I tend to agree with your other points, though if Linux actually reached a critical level of use, its security practices would start getting tested, too. Attackers love to see Linux systems because they're trusted to be secure, a trust which is often violated. You seem to know what you're doing, but the corporate Linux uses that I've seen have relied on poor understanding of how they should be maintained, often based on arrogant declarations from the sysadmins who do things like boast of not having rebooted the web server in two years.
Security is like a game of chess between two or more people. It's not a game of a person against a machine.
The nice thing about Linux is that any sane configuration means you aren't going to worry about a Web site doing a drive-by installation of malware. That does not mean a skilled and determined attacker couldn't penetrate it.

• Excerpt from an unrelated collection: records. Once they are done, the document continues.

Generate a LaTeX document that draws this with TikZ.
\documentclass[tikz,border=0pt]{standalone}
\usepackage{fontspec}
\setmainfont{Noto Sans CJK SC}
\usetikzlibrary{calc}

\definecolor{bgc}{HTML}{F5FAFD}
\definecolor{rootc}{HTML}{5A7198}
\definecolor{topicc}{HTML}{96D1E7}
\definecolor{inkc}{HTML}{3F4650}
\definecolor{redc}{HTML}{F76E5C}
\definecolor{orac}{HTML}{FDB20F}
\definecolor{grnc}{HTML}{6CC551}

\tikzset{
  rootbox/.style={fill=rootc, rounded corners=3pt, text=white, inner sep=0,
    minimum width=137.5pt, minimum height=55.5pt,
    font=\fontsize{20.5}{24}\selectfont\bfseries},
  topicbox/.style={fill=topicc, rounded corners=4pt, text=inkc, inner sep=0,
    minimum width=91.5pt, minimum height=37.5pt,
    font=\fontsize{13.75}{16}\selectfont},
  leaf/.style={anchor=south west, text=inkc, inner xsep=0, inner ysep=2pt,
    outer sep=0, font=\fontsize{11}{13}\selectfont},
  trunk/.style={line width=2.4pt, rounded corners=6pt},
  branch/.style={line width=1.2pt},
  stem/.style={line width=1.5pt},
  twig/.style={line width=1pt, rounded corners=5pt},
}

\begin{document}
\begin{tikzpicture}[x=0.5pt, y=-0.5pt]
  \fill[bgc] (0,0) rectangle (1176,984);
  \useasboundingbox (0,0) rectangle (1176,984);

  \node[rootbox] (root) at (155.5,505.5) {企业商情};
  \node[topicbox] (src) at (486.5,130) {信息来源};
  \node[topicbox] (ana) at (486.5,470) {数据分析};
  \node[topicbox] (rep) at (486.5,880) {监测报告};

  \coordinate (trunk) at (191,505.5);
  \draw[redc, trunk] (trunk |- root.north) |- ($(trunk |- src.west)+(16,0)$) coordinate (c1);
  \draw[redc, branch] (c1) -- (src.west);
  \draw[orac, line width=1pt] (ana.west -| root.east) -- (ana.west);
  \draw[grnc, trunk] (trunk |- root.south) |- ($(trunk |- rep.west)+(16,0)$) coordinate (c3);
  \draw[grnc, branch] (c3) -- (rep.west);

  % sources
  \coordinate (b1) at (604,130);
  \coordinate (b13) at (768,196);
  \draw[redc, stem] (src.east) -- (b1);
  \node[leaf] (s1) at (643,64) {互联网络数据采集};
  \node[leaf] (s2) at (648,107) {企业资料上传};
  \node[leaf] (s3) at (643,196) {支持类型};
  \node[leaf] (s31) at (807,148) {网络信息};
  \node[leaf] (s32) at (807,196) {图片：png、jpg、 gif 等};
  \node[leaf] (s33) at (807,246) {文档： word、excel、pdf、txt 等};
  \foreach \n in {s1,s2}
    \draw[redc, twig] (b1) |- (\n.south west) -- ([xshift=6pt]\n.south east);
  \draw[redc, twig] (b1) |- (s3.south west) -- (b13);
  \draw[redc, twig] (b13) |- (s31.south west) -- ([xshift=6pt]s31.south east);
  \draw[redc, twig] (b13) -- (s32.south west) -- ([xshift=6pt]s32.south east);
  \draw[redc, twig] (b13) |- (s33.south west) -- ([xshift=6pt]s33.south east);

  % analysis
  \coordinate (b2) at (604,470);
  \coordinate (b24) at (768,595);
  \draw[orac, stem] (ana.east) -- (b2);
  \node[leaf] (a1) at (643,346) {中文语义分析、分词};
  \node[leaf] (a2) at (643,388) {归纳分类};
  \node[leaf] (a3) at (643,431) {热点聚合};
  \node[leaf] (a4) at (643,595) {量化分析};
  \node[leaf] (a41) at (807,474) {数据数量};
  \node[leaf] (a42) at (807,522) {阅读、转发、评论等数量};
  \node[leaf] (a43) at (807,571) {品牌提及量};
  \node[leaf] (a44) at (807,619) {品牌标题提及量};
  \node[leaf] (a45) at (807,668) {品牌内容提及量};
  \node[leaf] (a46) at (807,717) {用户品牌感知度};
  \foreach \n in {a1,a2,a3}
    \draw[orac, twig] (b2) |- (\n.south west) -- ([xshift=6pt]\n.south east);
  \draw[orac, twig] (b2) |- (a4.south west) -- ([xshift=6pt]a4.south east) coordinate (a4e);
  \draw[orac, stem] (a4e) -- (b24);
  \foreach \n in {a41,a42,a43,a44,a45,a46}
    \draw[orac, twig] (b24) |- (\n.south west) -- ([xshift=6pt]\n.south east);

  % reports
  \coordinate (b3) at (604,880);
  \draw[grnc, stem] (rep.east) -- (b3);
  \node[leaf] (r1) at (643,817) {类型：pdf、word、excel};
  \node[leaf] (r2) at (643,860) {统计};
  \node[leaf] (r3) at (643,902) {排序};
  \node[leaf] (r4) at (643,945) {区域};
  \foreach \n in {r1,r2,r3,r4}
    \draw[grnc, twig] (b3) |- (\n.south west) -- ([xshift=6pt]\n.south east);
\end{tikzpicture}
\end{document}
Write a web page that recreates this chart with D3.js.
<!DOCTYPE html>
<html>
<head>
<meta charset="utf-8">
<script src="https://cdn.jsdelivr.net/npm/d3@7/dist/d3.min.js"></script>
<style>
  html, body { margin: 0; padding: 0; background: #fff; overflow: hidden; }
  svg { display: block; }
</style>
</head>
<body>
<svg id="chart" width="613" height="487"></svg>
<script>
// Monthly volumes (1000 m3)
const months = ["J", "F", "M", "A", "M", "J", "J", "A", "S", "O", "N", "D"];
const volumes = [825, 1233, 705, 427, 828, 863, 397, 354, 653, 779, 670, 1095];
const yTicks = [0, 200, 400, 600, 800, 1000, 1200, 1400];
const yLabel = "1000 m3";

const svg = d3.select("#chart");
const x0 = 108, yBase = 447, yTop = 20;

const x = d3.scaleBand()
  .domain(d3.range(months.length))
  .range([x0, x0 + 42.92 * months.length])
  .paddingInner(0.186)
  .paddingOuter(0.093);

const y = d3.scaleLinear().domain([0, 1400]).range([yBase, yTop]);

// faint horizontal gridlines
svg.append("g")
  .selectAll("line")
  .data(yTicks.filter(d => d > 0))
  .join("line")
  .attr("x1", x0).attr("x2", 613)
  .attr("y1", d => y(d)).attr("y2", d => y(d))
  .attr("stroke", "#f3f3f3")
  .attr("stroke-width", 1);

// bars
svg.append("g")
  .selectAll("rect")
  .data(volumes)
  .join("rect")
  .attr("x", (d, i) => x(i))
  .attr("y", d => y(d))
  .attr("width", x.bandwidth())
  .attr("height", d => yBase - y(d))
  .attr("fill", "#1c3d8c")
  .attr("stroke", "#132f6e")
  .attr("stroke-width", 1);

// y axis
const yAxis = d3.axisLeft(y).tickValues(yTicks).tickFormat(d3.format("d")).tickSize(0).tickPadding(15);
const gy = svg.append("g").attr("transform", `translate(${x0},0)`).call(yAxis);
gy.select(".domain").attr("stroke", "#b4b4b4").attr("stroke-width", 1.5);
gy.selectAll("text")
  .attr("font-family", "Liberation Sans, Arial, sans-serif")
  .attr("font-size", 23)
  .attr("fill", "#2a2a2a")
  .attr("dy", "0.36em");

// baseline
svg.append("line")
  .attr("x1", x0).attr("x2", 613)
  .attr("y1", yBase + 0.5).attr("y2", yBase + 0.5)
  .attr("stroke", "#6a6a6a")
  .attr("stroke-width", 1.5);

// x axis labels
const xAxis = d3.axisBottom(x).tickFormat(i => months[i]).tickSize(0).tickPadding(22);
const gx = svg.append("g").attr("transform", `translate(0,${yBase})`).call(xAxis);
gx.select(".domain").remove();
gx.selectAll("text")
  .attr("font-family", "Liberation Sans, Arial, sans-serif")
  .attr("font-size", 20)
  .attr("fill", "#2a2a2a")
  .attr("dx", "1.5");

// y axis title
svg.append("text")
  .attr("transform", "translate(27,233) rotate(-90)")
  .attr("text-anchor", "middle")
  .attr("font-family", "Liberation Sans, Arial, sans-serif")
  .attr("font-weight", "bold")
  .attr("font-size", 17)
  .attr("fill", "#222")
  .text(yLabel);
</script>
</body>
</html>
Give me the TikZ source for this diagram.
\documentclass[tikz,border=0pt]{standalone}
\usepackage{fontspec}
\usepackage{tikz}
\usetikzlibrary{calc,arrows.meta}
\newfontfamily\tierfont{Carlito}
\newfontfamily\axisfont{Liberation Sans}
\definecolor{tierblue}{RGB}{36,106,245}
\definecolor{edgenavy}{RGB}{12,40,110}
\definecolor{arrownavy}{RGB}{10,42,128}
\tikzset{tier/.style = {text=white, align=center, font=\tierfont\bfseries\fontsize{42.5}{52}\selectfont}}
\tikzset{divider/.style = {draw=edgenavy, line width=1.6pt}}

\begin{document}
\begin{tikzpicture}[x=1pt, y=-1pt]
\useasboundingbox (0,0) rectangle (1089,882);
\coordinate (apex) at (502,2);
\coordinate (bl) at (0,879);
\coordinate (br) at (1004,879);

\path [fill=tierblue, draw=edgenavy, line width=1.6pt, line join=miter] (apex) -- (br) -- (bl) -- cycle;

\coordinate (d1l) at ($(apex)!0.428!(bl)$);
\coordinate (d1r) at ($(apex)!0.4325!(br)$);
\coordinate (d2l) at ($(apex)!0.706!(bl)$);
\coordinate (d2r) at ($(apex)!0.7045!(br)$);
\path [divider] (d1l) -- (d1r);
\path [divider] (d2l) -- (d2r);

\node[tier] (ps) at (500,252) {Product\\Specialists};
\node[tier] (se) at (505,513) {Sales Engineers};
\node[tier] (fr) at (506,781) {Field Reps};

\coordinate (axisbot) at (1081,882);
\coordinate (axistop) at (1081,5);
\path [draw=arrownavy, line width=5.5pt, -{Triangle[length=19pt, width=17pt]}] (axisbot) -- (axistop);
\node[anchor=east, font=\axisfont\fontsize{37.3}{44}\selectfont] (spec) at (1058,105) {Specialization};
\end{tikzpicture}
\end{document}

Corporate users of anything should be letting IT deal with security (and follow IT's policies) and focus on doing their jobs. Also, the kexec syscall means it really is possible to avoid rebooting a server for two years while continuing to keep the kernel and userland software up-to-date, not to mention that large organizations tend to have multiple redundant servers so that a few can be rebooted at a time while maintaining availability. If you're talking about a single physical machine running a two-year-old kernel, and connected to the Internet, then yes that's just asking for trouble. Linux sadly isn't the first magical idiot-poof system. It just doesn't try to be which is more than I can say for Windows.